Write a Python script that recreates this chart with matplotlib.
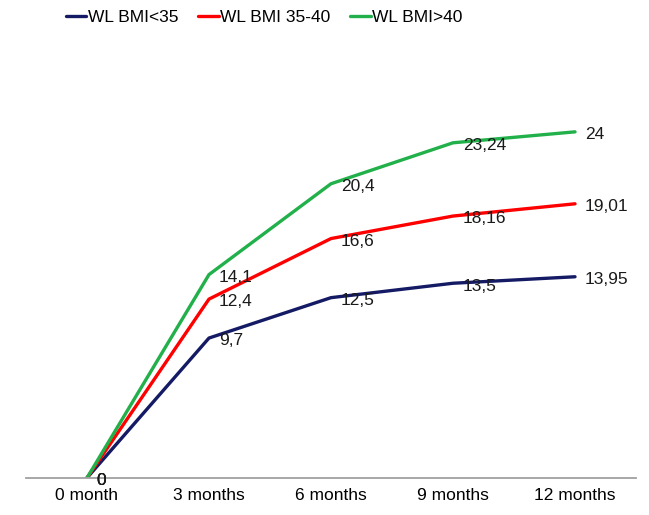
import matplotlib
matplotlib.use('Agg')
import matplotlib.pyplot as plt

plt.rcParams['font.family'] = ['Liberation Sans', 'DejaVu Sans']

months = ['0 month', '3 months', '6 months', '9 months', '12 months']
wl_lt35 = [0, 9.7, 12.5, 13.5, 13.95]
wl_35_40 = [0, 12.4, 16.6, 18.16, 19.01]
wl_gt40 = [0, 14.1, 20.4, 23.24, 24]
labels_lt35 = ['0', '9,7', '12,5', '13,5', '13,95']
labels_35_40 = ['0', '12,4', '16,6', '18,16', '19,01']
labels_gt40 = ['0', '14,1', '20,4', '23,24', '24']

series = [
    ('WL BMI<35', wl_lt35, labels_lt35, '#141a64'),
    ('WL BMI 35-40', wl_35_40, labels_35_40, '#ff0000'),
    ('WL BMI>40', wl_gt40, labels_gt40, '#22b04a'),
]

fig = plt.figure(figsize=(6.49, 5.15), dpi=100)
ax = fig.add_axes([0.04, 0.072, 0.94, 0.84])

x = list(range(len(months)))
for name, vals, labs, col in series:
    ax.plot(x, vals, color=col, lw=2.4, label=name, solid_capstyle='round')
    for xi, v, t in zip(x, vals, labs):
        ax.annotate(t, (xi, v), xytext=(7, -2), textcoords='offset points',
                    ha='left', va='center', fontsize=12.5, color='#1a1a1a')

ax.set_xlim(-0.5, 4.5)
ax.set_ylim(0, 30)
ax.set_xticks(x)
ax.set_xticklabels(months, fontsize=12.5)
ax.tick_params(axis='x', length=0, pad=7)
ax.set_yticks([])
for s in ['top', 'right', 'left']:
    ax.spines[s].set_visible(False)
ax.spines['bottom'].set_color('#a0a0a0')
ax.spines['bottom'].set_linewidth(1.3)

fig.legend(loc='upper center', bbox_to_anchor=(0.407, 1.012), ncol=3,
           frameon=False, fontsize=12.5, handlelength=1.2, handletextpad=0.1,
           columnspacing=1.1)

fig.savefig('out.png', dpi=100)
________
Your task:
Return the material exactly as given, apart from the pictures.

Task result:
Write a Python script that recreates this chart with matplotlib.
import matplotlib
matplotlib.use('Agg')
import matplotlib.pyplot as plt

plt.rcParams['font.family'] = ['Liberation Sans', 'DejaVu Sans']

months = ['0 month', '3 months', '6 months', '9 months', '12 months']
wl_lt35 = [0, 9.7, 12.5, 13.5, 13.95]
wl_35_40 = [0, 12.4, 16.6, 18.16, 19.01]
wl_gt40 = [0, 14.1, 20.4, 23.24, 24]
labels_lt35 = ['0', '9,7', '12,5', '13,5', '13,95']
labels_35_40 = ['0', '12,4', '16,6', '18,16', '19,01']
labels_gt40 = ['0', '14,1', '20,4', '23,24', '24']

series = [
    ('WL BMI<35', wl_lt35, labels_lt35, '#141a64'),
    ('WL BMI 35-40', wl_35_40, labels_35_40, '#ff0000'),
    ('WL BMI>40', wl_gt40, labels_gt40, '#22b04a'),
]

fig = plt.figure(figsize=(6.49, 5.15), dpi=100)
ax = fig.add_axes([0.04, 0.072, 0.94, 0.84])

x = list(range(len(months)))
for name, vals, labs, col in series:
    ax.plot(x, vals, color=col, lw=2.4, label=name, solid_capstyle='round')
    for xi, v, t in zip(x, vals, labs):
        ax.annotate(t, (xi, v), xytext=(7, -2), textcoords='offset points',
                    ha='left', va='center', fontsize=12.5, color='#1a1a1a')

ax.set_xlim(-0.5, 4.5)
ax.set_ylim(0, 30)
ax.set_xticks(x)
ax.set_xticklabels(months, fontsize=12.5)
ax.tick_params(axis='x', length=0, pad=7)
ax.set_yticks([])
for s in ['top', 'right', 'left']:
    ax.spines[s].set_visible(False)
ax.spines['bottom'].set_color('#a0a0a0')
ax.spines['bottom'].set_linewidth(1.3)

fig.legend(loc='upper center', bbox_to_anchor=(0.407, 1.012), ncol=3,
           frameon=False, fontsize=12.5, handlelength=1.2, handletextpad=0.1,
           columnspacing=1.1)

fig.savefig('out.png', dpi=100)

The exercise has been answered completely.